#51. The Secret Garden by Frances Hodgson Burnett
The Secret Garden is a novel by Frances Hodgson Burnett. The book’s working title was Mistress Mary, in reference to the English nursery rhyme Mary, Mary, Quite Contrary. It was initially published in serial format starting in the autumn of 1910, in The American Magazine, a publication aimed at adults. The entire book was first published in the summer 1911 by Frederick A. Stokes in New York, and by Heinemann in London. Its copyright expired in the United States in 1987, and in most other parts of the world in 1995, placing the book in the public domain. As a result several abridged and unabridged editions were published during the late 1980s and early 1990s. It is now one of Burnett’s most popular novels, and is considered to be a classic of English children’s literature.

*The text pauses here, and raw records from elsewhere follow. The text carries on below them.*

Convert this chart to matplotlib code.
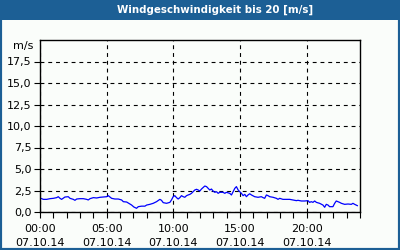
import matplotlib
matplotlib.use("Agg")
import matplotlib.pyplot as plt
from matplotlib.patches import Rectangle
from matplotlib.ticker import MultipleLocator

title = "Windgeschwindigkeit bis 20 [m/s]"
unit = "m/s"
hours = [0.07, 0.25, 0.5, 0.75, 1.0, 1.25, 1.37, 1.5, 1.62, 1.87, 2.12, 2.25, 2.5, 2.62, 2.75, 3.0,
         3.25, 3.5, 3.62, 3.75, 4.0, 4.25, 4.5, 4.75, 5.0, 5.12, 5.25, 5.37, 5.62, 5.87, 6.12, 6.25,
         6.5, 6.62, 6.87, 7.04, 7.24, 7.37, 7.62, 7.87, 8.0, 8.24, 8.49, 8.74, 8.99, 9.11, 9.24,
         9.49, 9.74, 9.86, 9.99, 10.11, 10.24, 10.36, 10.49, 10.61, 10.74, 10.86, 10.99, 11.11,
         11.24, 11.36, 11.48, 11.61, 11.74, 11.86, 11.99, 12.11, 12.36, 12.49, 12.61, 12.73, 12.86,
         12.98, 13.11, 13.24, 13.36, 13.48, 13.73, 13.86, 13.98, 14.23, 14.36, 14.48, 14.61, 14.73,
         14.86, 14.98, 15.11, 15.23, 15.36, 15.48, 15.6, 15.73, 15.86, 16.1, 16.35, 16.6, 16.73,
         16.85, 16.98, 17.1, 17.23, 17.48, 17.73, 17.85, 17.98, 18.22, 18.47, 18.73, 18.97, 19.23,
         19.35, 19.6, 19.85, 20.1, 20.22, 20.35, 20.47, 20.6, 20.73, 20.97, 21.22, 21.35, 21.47,
         21.6, 21.72, 21.97, 22.1, 22.22, 22.47, 22.6, 22.85, 23.1, 23.35, 23.47, 23.6, 23.8]
speed = [1.59, 1.47, 1.47, 1.55, 1.59, 1.67, 1.78, 1.59, 1.47, 1.74, 1.78, 1.59, 1.47, 1.36, 1.51, 1.55,
         1.55, 1.47, 1.40, 1.55, 1.67, 1.63, 1.71, 1.74, 1.78, 1.90, 1.74, 1.59, 1.51, 1.51, 1.40, 1.20,
         1.16, 1.05, 0.81, 0.58, 0.43, 0.62, 0.68, 0.68, 0.81, 0.89, 1.01, 1.20, 1.47, 1.36, 1.09,
         1.01, 1.12, 1.40, 1.78, 1.90, 1.67, 1.51, 1.67, 1.90, 1.78, 1.71, 1.90, 1.98,
         2.05, 2.17, 2.36, 2.56, 2.64, 2.56, 2.44, 2.67, 3.02, 2.95, 2.75, 2.56, 2.67,
         2.44, 2.29, 2.36, 2.17, 2.29, 2.29, 2.17, 2.29, 2.17, 1.98, 2.36, 2.75, 2.95,
         2.56, 2.36, 2.17, 1.90, 2.05, 1.78, 1.98, 2.12, 1.98, 1.78, 1.71, 1.78, 1.67,
         1.59, 1.98, 1.90, 1.78, 1.71, 1.59, 1.47, 1.59, 1.47, 1.47, 1.47, 1.40, 1.32,
         1.36, 1.28, 1.28, 1.32, 1.12, 1.20, 1.12, 1.28, 1.12, 1.01, 0.81, 0.55, 0.89,
         0.81, 0.62, 0.62, 1.01, 1.28, 1.12, 1.01, 0.89, 0.93, 0.89, 1.01, 0.89, 0.74]
x_ticks = [0, 5, 10, 15, 20]
x_labels = ["00:00\n07.10.14", "05:00\n07.10.14", "10:00\n07.10.14", "15:00\n07.10.14", "20:00\n07.10.14"]
y_ticks = [0, 2.5, 5.0, 7.5, 10.0, 12.5, 15.0, 17.5]
y_labels = ["0,0", "2,5", "5,0", "7,5", "10,0", "12,5", "15,0", "17,5"]

bg = "#FAFDFA"
blue = "#1C5F95"

fig = plt.figure(figsize=(4, 2.5), dpi=100, facecolor=bg)
ax = fig.add_axes([40/400, 38/250, 320/400, 172/250])
ax.set_facecolor(bg)

ax.plot(hours, speed, color="#0000FF", lw=0.9)
ax.set_xlim(0, 24)
ax.set_ylim(0, 20)
ax.set_xticks(x_ticks)
ax.set_xticklabels(x_labels, fontsize=8, linespacing=1.45)
ax.xaxis.set_minor_locator(MultipleLocator(1))
ax.set_yticks(y_ticks)
ax.set_yticklabels(y_labels, fontsize=8)
ax.tick_params(axis="both", which="both", direction="out", length=4, width=0.8, color="black", pad=2)
ax.tick_params(axis="x", which="major", pad=5)
for s in ax.spines.values():
    s.set_linewidth(1.0)
    s.set_color("black")
ax.grid(True, which="major", color="black", linestyle=(0, (3.5, 3.5)), linewidth=0.8)

fig.text(33/400, 1 - 46/250, unit, fontsize=8, ha="right", va="center")

# title bar and border
fig.patches.append(Rectangle((0, 230/250), 1, 20/250, transform=fig.transFigure,
                             facecolor=blue, edgecolor="none", zorder=0))
fig.patches.append(Rectangle((0, 0), 1, 1, transform=fig.transFigure,
                             facecolor="none", edgecolor=blue, linewidth=3.0, zorder=5))
fig.text(215/400, 1 - 10/250, title, fontsize=7.4, fontweight="bold", color="white",
         ha="center", va="center")

fig.savefig("out.png", dpi=100, facecolor=bg)
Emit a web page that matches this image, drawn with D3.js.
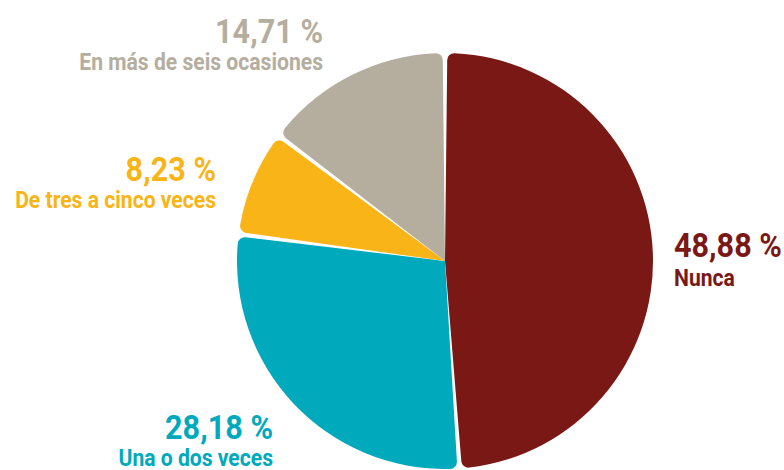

In The Secret Garden, the events of Mary Lennox’s early childhood mirror those of Burnett’s own. Both Mary and Burnett experienced the death of their parents followed by a reversal of fortune, as well as a great sense of dislocation upon being taken from the country of their birth to one utterly foreign to them. The novel is not merely autobiographical. It was written while Burnett was very much under the influence of the ideas of the New Thought, theosophy, and Christian Science movements, which were enjoying their greatest popularity at the turn of the twentieth century. Burnett’s idiosyncratic fusion of these philosophies held that the Christian god was a kind of unified mind or spirit, with whom any person might commune; this spirit was held to be present everywhere, and especially in nature. Proponents of the New Thought also extolled the power of positive thinking (the fervent contemplation of what one hopes will happen), and held it to be a form of communion with the divine spirit. One could ostensibly cure oneself of illness through this kind of magical thinking, or change the character of one’s fortunes.
Such ideas had a profound influence upon the writing of The Secret Garden—particularly as the inspiration for what Colin and Mary call “Magic.” It is, of course, also visible in Burnett’s depiction of the landscape (as represented by the garden and the moor) as having healing or restorative properties. Burnett wrote the novel shortly after returning to England in 1898, where she had rented a country house and absorbed herself in her passion for gardening. At that time, a walled-in rose garden served as her outdoor workroom, and was the place where she wrote the better part of The Secret Garden. At the time of her death, on October 29, 1924, in Long Island, New York, she had published more than forty books.